▶ [WHAT THE EXERCISE ASKS] Reproduce exactly, and only, the lines running from the start of the entries below to the line containing "import plotly.graph_objects as go".

▶ [THE INPUT]
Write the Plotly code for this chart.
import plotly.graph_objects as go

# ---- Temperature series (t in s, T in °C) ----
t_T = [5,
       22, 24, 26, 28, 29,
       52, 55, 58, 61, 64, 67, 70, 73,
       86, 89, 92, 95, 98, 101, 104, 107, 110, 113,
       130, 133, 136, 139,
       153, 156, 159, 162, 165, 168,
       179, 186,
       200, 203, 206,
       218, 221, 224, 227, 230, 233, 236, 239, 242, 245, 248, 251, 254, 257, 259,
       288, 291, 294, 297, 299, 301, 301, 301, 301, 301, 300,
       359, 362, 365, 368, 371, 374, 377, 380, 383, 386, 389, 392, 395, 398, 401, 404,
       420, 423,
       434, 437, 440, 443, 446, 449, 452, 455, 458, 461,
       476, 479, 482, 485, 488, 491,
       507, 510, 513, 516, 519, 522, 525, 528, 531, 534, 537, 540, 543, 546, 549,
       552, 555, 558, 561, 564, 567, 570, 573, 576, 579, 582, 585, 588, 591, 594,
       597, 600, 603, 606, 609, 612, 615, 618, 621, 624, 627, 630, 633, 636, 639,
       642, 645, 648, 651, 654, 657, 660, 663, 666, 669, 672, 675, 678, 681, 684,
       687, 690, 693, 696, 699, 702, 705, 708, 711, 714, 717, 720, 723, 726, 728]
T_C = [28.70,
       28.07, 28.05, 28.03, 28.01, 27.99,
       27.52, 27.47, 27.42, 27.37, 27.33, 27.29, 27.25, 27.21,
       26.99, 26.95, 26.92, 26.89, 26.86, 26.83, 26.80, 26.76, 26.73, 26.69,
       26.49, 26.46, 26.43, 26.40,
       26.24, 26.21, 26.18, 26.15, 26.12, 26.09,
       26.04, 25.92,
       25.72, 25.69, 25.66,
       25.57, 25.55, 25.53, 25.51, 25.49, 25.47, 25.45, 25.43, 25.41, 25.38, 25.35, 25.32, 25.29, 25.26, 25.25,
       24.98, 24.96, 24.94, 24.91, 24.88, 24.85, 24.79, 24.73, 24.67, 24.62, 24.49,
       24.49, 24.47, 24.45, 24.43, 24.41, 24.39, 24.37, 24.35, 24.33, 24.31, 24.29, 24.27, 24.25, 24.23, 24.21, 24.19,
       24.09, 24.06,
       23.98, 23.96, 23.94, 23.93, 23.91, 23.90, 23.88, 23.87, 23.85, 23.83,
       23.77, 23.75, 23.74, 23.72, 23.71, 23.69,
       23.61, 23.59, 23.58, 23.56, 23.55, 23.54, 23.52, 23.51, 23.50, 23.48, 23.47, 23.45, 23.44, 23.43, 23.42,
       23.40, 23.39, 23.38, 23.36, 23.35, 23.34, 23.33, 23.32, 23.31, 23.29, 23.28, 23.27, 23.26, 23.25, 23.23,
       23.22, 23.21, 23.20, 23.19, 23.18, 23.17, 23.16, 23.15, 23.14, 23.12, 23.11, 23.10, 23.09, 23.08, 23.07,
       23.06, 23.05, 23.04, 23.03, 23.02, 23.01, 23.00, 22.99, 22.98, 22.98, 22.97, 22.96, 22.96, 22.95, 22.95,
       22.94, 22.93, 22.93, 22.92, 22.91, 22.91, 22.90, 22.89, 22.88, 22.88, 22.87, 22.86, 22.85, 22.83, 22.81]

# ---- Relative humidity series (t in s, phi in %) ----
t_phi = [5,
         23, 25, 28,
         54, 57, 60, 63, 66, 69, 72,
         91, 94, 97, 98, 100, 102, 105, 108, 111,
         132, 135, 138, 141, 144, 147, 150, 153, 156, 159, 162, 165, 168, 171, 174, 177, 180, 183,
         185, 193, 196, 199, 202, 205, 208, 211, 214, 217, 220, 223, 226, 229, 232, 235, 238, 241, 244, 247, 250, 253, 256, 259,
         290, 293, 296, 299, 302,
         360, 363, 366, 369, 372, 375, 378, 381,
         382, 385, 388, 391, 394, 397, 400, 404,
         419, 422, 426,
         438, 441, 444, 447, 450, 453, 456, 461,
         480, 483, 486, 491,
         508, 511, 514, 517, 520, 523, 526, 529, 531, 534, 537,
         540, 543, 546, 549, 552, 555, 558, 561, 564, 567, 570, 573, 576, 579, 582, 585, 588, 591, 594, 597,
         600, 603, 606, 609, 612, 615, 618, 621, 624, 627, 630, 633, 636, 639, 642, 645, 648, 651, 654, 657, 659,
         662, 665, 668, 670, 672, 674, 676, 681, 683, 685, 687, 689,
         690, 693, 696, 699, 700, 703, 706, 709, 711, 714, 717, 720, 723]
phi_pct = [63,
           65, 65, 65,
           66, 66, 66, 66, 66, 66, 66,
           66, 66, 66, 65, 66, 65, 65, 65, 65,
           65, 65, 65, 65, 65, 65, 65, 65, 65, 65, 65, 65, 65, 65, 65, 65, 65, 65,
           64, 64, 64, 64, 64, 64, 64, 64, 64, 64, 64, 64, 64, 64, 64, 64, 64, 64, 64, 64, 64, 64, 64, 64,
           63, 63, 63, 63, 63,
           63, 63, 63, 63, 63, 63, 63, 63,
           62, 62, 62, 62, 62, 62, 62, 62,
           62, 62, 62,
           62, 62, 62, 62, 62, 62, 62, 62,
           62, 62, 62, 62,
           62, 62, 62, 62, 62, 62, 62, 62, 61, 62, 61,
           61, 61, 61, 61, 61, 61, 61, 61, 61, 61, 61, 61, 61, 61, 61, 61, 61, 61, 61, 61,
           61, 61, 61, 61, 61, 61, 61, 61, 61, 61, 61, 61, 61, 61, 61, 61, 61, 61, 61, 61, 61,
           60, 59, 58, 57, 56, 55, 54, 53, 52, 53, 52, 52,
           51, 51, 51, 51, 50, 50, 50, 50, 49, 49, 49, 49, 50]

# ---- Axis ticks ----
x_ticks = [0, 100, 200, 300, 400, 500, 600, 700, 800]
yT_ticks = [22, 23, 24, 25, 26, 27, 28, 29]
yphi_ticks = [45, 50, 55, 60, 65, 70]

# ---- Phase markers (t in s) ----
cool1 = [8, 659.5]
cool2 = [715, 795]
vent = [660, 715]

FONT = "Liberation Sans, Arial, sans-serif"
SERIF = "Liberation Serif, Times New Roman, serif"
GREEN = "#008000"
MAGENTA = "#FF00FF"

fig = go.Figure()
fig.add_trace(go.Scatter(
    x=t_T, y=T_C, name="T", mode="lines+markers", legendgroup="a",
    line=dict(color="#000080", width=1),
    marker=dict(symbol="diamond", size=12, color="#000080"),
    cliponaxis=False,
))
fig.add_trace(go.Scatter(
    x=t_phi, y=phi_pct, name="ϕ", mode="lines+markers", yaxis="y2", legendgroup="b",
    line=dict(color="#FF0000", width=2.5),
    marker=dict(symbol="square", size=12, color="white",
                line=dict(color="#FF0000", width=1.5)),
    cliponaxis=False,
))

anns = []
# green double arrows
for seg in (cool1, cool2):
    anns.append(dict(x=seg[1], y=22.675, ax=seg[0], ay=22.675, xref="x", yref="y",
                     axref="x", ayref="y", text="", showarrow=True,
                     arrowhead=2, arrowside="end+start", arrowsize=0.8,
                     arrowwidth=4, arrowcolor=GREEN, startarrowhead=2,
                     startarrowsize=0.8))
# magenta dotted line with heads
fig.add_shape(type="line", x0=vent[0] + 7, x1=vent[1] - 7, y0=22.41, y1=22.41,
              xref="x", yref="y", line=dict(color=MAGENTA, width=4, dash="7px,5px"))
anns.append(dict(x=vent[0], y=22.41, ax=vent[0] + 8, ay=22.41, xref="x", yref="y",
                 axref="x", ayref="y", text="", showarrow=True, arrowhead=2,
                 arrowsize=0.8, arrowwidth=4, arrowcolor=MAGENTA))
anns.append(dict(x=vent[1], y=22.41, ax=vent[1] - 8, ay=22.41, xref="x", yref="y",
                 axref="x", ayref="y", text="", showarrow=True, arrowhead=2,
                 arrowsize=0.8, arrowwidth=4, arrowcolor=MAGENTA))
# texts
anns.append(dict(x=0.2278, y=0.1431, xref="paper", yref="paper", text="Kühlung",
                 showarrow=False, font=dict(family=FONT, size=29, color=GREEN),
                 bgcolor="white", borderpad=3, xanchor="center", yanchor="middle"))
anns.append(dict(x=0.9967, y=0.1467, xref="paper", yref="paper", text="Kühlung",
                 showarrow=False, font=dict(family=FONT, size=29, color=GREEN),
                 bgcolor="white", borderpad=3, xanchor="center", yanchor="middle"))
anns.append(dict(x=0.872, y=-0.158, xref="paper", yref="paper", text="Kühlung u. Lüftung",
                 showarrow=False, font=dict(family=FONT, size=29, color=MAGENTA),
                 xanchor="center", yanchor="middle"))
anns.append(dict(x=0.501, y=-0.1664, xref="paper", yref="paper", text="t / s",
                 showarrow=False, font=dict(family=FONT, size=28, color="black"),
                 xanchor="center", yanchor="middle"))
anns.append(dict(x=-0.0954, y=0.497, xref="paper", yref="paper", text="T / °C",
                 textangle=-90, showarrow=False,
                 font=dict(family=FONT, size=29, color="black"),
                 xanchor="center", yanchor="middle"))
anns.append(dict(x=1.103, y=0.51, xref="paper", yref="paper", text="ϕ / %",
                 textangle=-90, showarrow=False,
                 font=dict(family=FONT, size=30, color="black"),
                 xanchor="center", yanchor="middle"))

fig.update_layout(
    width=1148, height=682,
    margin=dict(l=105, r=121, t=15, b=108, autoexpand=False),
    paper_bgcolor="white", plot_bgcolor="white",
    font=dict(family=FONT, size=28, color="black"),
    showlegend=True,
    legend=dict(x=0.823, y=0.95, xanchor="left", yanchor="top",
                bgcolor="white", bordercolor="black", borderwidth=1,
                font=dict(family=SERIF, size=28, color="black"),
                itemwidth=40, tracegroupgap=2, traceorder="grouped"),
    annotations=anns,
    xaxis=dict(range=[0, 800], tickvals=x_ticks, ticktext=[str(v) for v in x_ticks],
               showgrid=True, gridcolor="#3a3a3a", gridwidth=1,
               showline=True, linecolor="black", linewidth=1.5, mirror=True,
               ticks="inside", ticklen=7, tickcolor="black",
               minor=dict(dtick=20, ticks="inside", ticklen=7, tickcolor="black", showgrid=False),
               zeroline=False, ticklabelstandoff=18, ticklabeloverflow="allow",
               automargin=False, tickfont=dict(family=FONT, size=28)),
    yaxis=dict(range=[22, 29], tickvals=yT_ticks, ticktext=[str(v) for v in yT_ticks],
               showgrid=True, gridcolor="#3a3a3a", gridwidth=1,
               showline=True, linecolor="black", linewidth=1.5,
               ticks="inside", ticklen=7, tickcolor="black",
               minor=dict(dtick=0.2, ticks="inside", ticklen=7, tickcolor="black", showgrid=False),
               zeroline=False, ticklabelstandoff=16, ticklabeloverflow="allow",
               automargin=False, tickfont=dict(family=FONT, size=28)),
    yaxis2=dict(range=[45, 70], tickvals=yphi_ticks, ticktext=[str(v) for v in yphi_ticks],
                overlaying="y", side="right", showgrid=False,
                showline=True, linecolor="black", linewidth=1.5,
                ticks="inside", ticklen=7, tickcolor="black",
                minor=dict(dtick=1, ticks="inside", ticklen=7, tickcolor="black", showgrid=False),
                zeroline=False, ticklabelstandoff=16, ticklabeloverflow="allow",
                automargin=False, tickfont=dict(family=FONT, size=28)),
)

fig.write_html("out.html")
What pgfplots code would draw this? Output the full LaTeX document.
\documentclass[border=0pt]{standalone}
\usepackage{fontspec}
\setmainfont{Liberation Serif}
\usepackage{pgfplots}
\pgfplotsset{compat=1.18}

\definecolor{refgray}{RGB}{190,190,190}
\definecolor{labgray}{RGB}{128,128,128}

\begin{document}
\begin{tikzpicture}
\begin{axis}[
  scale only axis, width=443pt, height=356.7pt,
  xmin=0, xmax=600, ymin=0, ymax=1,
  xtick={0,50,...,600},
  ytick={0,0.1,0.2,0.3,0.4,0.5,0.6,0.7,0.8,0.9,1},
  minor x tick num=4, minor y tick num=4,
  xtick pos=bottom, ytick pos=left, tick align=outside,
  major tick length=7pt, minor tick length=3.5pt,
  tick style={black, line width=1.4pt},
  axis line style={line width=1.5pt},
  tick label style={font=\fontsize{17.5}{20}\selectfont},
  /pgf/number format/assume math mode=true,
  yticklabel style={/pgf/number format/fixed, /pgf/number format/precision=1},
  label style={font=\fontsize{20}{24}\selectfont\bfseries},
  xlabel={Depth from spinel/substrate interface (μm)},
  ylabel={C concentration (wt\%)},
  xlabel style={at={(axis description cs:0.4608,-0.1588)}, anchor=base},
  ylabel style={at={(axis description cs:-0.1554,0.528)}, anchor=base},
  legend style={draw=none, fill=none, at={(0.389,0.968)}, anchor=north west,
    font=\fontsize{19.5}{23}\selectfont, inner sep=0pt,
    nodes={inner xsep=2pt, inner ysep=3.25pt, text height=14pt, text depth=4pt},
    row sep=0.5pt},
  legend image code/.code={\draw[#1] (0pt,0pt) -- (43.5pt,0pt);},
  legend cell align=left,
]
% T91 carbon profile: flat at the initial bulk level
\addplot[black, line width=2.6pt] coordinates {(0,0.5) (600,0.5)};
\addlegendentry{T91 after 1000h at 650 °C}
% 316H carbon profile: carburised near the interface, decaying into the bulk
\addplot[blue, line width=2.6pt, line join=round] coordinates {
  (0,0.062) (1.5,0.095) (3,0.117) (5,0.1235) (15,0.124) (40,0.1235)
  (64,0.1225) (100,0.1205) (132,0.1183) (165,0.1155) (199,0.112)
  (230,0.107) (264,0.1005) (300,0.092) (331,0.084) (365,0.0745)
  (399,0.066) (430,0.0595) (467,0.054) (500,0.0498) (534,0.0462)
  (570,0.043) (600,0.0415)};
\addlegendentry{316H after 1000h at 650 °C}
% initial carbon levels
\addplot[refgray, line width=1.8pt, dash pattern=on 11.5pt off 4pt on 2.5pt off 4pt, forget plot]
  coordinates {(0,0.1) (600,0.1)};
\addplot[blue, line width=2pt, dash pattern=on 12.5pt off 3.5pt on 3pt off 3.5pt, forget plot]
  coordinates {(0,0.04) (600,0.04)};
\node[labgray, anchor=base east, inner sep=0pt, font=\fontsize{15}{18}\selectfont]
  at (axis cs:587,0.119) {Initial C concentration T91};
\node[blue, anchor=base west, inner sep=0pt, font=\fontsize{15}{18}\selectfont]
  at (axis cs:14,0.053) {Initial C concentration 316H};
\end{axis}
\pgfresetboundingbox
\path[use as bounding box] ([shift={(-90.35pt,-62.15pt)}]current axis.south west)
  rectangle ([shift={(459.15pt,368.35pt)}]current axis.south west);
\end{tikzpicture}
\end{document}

▶ [SOLUTION FOR THIS TASK]
Write the Plotly code for this chart.
import plotly.graph_objects as go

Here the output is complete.